¿Cuántas veces hemos hablado de esculturas? Públicas, se sobreentiende. O mejor dicho, aquellas que se encuentran expuestas en espacios públicos externos e internos. Y cuántas veces estas esculturas se convierten en punto de encuentro y comunicación de oriundos y visitantes y son invitadas a formar parte de un selfie, una postal o simplemente en recuerdo del pasado, porque ya no es.
Cada vez que tropezamos con una escultura, no en el sentido de caer y lastimarnos, sino en el sentido de que esa escultura ha sido capaz, no solo de llamar nuestra atención, sino que también ha logrado que nos detengamos y valoremos esta nueva impresión, y aunque posiblemente ya la conozcamos, porque en algún momento apareció en cualquiera de los medios actuales, nos atrae porque por fin somos nosotros los protagonistas de este encuentro cultural. Ya no se trata de sumar puntos en una visita guiada, sino más bien de reconocer la necesidad humana de flotar entre bastidores logrando así un aprecio más que deseado del arte.
En el caso de que la obra se encuentre en la vía pública, observamos una cercanía entre esta y el espectador, que en un espacio expositivo cerrado, sería un logro dificultoso. Y aquí la obra de arte sorprende por su proximidad. Sorprende por la ausencia de obstáculos físicos, incluso psicológicos. No existen cintas limitadoras o franjas adhesivas marcando la máxima aproximación en el pavimento; no interfieren vallas o zanjas que impiden la fusión entre admirador y escultura.
Bueno, no es cierto del todo. Algunas están colocadas sobre zócalos, incluso coronando monumentos. Otras resaltan tras vallas forjadas, que en sí ya son arte, aplicado, pero arte. Pero la tendencia contemporánea es más bien aproximar los volúmenes creados al ciudadano de manera que la fusión pueda ser directa, procurando contacto no solo visual.
Recordemos los fameliars y los podencos de la villa del rio, Macabich en Sa Carrossa, que no se cansa de ser abrazado… se salva el caballito de Ricardo Curtoys por no estar permitido pisar la hierba de la placita, pero solo por eso. Si nuestro lugar geográfico perteneciera a una zona más lluviosa, en esta plaza seguramente no habría ni valla.
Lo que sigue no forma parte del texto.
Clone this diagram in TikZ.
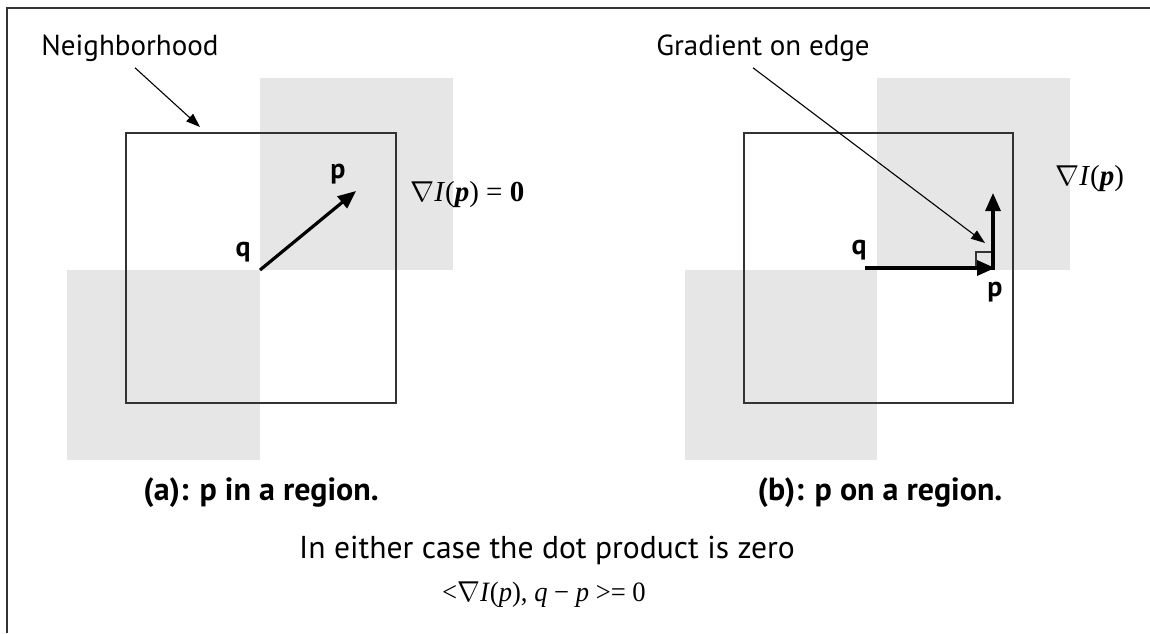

Recordemos el Huevo de Sant Antoni, ubicado en la rotonda de acceso a la villa que tras insistencia de los visitantes por pretender inmortalizar el momento accedían a esa zona ajardinada marcando huella, se habilitó un empedrado para facilitar el acceso y no dañar lo plantado. Y eso que la propia rotonda no cuenta ni siquiera con marcas viales para que peatones puedan acceder a ella. Se ha creado así, gracias a la incompatibilidad viaria una permisividad tolerada. Bien.
Lo mismo ocurre con la rotonda de los multicines en Vila; el espacio en sí, si cuenta con caminitos que dan acceso al monumento, a la llama, pero no se puede acceder cruzando la vía. Al menos eso fue lo que hace algún tiempo me recomendó un agente municipal que en aquel momento estaba supervisando el flujo vehicular durante unas obras en la propia vía. Cuando pretendía cruzar los carriles para acceder a los caminitos que llevan a la escultura, me increpó preguntando que a donde me dirigía y advirtió ante la respuesta “a Vila” que si quería evitar ser denunciado accediera a la ciudad a través del puente o el paso de peatones cercano.
Suerte que no siempre existe esta opresión autoritaria y podamos vivir el arte… aunque recuerdo como adolescente otro agente municipal me echo del madrileño monumento a Colón… reservo estas experiencias anecdóticas con cariño en mi memoria.